* TASK DETAILS *
Locate all lines with the word "React". Copy them.

* STORED ROWS *

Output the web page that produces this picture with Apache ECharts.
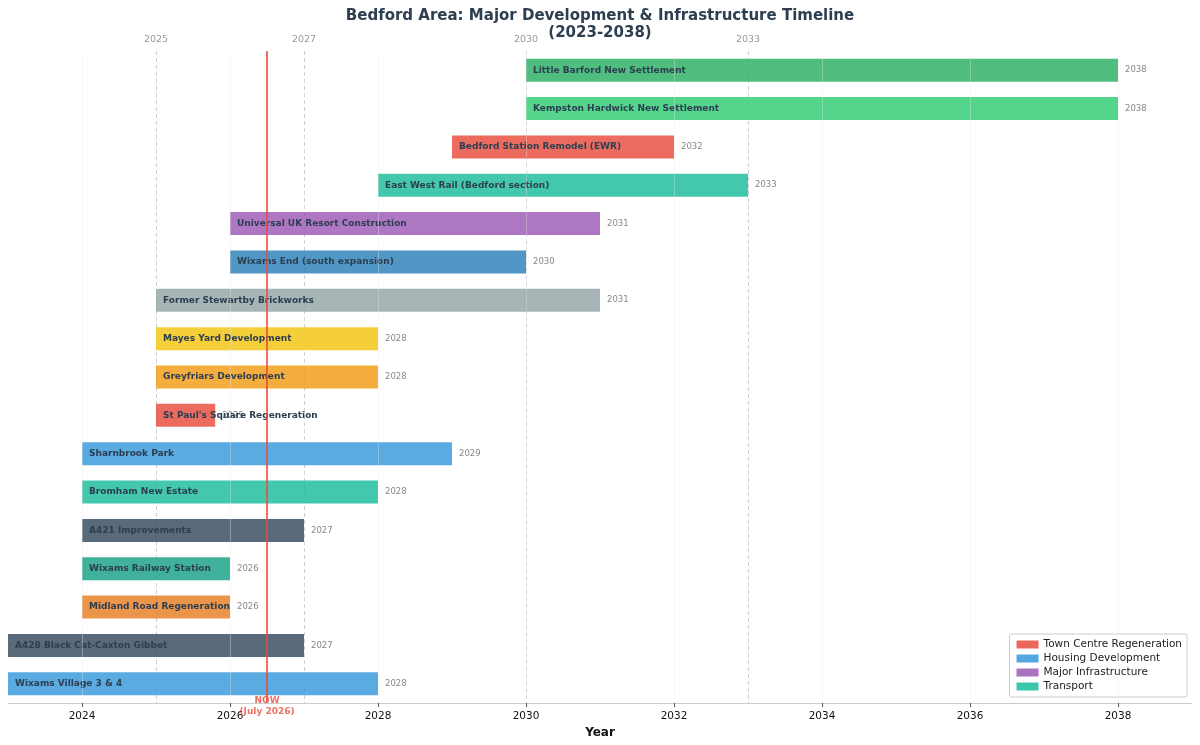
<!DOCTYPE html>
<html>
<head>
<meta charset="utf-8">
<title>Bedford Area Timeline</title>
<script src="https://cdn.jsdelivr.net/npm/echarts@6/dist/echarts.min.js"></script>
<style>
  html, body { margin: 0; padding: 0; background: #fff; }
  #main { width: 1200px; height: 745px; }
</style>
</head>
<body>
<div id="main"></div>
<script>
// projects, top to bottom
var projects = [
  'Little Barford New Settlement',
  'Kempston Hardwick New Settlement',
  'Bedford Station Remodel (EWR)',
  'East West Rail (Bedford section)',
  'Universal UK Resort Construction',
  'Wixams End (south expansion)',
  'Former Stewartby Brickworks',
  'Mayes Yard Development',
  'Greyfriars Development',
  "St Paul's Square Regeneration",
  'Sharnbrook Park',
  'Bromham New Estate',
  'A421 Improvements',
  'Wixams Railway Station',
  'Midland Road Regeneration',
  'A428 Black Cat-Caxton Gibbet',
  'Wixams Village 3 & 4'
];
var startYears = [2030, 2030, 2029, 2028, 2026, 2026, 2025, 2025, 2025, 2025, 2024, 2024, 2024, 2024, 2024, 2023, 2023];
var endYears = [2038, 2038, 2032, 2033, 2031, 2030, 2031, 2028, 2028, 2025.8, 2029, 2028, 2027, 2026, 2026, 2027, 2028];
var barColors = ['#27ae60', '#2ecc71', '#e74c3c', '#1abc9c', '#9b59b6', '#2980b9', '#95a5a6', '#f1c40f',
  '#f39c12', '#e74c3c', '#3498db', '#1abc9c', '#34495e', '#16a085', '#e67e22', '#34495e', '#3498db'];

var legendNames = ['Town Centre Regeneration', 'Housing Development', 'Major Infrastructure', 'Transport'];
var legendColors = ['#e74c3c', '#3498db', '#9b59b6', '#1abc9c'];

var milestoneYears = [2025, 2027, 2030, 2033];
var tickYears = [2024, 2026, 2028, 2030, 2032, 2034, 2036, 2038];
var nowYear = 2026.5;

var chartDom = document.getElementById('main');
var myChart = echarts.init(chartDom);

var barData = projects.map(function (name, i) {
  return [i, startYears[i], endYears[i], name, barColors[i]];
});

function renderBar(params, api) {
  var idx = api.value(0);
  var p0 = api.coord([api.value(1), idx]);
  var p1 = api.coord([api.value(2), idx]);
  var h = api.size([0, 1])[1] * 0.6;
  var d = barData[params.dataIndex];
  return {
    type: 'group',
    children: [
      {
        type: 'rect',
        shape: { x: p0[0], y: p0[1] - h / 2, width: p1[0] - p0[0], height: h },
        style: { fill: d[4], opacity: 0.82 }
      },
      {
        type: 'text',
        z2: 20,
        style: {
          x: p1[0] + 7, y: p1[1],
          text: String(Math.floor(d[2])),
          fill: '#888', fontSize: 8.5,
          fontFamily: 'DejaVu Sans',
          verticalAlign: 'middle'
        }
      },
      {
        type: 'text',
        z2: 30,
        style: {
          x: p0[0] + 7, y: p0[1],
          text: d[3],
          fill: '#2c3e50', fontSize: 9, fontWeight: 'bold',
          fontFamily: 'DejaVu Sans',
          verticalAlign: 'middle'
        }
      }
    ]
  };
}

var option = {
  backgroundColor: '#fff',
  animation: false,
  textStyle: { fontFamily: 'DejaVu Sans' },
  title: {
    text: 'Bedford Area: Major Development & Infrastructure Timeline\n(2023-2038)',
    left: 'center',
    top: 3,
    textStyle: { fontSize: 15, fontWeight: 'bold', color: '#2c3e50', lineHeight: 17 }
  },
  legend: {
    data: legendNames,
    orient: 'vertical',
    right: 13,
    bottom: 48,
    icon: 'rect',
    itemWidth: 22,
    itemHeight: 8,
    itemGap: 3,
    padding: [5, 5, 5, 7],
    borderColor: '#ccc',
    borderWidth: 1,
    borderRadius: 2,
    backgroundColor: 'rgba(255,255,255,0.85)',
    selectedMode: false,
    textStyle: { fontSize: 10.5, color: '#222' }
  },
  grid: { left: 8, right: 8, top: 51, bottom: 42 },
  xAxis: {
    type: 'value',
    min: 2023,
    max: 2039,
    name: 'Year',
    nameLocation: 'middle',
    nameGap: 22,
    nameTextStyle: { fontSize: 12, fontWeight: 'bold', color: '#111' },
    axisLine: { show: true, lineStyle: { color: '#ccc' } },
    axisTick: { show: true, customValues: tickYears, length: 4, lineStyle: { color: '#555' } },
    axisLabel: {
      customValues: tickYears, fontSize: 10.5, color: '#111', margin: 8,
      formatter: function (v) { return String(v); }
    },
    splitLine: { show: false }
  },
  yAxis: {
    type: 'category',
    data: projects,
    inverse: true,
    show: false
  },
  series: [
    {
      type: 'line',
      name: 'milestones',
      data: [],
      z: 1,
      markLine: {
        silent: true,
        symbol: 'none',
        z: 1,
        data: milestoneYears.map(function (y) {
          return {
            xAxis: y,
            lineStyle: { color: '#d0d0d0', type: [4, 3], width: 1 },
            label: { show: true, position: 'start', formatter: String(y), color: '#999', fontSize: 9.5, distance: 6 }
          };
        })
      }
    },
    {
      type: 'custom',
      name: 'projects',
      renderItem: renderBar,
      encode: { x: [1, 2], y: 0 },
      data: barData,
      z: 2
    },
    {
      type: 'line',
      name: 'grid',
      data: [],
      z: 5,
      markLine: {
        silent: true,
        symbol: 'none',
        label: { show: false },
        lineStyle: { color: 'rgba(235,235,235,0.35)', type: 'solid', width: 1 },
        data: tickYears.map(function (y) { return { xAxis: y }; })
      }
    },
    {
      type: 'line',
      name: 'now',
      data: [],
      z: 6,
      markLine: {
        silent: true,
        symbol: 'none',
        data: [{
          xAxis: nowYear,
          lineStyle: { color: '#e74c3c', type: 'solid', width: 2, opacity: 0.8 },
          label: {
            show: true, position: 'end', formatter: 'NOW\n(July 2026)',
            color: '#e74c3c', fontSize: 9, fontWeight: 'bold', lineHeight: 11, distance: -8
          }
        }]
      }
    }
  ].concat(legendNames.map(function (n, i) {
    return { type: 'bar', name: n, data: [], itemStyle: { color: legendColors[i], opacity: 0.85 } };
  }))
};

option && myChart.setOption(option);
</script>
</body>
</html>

---

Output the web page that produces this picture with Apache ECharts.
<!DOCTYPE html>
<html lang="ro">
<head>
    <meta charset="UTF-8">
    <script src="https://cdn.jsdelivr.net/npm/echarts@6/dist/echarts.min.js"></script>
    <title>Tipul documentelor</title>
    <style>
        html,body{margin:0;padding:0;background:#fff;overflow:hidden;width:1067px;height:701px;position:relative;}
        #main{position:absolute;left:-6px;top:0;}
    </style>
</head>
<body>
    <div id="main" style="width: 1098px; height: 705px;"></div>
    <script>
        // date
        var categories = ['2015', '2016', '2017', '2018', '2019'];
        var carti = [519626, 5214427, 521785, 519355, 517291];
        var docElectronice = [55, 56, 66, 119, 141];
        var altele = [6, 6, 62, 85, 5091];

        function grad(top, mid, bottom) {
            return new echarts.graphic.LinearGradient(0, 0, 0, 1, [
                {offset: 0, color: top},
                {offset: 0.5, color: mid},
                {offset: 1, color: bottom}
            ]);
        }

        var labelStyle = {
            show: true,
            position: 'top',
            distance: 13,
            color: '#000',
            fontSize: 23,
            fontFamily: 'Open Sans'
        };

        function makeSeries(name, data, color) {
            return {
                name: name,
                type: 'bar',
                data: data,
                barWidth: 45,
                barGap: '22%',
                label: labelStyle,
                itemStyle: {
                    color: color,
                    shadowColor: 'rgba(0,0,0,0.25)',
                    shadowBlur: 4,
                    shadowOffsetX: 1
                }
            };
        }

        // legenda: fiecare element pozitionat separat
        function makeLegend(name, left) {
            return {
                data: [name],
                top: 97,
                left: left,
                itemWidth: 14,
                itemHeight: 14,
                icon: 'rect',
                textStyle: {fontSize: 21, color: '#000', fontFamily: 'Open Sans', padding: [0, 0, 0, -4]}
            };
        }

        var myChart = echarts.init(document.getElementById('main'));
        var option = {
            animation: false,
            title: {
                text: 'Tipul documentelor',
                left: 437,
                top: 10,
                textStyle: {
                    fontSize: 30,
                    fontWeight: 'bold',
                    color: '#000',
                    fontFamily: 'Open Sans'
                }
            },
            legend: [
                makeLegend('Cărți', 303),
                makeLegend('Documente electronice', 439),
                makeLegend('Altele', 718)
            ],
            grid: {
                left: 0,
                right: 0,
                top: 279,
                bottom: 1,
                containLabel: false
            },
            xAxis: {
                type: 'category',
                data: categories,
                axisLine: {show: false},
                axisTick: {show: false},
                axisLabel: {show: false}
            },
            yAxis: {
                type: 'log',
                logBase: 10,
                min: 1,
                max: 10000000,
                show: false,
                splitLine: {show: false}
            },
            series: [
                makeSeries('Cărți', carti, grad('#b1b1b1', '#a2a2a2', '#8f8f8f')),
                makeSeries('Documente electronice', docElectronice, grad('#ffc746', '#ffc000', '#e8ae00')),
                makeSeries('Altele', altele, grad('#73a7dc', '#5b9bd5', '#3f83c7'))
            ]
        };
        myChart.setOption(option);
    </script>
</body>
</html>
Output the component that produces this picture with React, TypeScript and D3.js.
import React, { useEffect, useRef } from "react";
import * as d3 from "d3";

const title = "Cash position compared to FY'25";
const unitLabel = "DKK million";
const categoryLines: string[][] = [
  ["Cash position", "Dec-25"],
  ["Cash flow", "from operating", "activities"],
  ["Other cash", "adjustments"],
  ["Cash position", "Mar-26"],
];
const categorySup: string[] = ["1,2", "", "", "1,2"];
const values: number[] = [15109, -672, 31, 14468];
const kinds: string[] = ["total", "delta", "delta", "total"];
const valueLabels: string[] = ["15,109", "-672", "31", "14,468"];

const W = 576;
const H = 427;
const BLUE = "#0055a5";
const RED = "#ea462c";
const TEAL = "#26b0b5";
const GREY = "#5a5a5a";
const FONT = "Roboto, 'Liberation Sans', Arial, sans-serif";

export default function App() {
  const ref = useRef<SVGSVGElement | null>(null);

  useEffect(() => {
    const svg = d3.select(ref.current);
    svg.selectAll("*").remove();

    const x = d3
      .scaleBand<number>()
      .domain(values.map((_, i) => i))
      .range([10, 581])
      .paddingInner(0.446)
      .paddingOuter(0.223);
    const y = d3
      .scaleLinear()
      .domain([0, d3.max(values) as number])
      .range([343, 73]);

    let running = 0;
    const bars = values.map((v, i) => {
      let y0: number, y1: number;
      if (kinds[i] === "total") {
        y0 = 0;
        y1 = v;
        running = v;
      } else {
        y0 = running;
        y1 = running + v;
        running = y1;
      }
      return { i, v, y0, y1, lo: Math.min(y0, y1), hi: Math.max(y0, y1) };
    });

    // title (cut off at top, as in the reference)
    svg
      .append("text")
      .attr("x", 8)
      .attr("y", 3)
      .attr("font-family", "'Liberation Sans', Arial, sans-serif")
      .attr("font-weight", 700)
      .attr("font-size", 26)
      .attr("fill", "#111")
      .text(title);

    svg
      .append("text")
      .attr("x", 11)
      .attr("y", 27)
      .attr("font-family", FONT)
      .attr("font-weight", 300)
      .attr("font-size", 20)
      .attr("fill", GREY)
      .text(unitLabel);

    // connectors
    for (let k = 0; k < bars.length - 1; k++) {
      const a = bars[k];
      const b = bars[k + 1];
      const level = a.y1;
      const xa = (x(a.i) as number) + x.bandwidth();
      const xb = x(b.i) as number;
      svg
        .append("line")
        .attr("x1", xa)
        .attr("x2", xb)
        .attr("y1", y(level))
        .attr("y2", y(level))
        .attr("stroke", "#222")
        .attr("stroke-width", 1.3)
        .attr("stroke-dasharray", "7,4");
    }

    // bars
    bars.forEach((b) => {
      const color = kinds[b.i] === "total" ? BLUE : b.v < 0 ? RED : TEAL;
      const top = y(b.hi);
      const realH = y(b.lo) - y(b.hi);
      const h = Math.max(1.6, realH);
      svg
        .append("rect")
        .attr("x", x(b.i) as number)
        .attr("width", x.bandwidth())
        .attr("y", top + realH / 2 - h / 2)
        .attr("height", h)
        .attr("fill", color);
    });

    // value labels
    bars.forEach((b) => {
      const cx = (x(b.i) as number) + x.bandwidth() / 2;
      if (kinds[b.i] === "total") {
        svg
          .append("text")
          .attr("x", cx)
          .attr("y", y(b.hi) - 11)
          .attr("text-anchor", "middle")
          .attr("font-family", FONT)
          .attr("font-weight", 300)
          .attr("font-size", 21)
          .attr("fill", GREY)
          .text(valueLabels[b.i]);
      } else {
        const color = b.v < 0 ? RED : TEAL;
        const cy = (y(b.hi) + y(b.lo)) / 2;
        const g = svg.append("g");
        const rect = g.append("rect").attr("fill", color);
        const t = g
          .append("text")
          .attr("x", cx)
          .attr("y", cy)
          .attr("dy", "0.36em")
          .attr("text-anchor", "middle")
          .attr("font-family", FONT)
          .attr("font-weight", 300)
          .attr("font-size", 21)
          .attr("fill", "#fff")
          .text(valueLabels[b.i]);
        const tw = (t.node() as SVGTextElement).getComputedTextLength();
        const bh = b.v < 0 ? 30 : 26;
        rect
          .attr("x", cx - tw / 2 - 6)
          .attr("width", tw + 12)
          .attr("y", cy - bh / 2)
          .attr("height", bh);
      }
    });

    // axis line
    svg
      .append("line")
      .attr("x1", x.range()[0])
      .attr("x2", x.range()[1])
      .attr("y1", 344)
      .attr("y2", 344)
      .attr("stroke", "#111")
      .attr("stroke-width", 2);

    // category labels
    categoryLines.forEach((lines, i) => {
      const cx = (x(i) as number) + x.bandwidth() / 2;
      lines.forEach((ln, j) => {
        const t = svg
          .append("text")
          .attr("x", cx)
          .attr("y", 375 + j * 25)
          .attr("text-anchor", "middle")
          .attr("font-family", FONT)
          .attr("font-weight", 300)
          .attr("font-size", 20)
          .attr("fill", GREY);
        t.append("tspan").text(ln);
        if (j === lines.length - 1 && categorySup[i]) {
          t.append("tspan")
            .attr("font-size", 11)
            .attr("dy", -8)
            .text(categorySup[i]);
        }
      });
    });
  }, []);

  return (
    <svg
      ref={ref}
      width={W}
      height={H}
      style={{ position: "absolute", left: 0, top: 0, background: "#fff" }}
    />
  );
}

==

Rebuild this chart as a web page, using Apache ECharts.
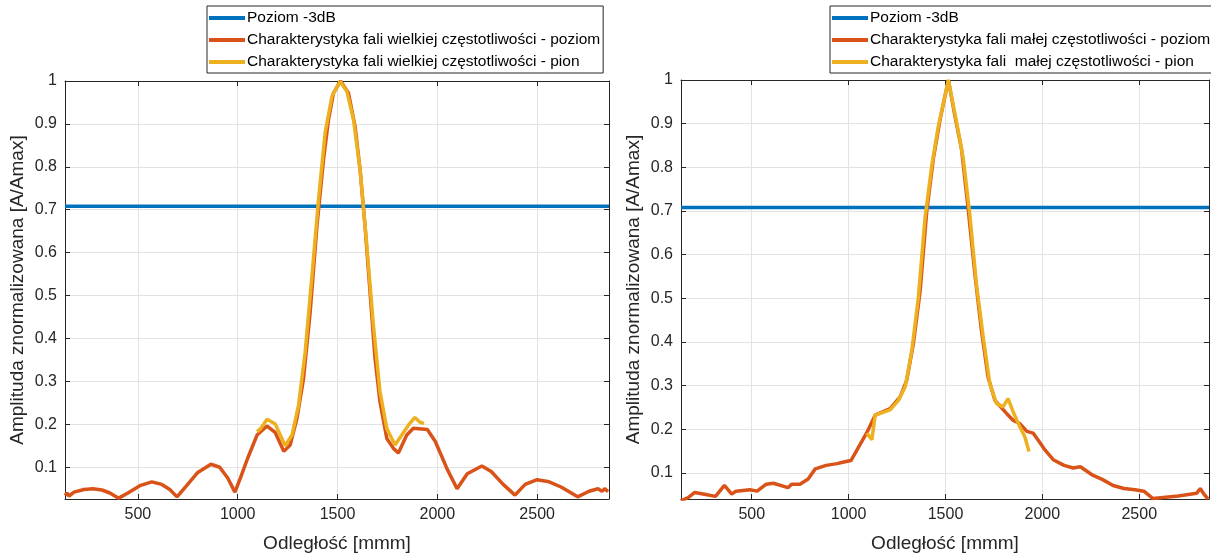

* EXERCISE RESPONSE *
Output the component that produces this picture with React, TypeScript and D3.js.
import React, { useEffect, useRef } from "react";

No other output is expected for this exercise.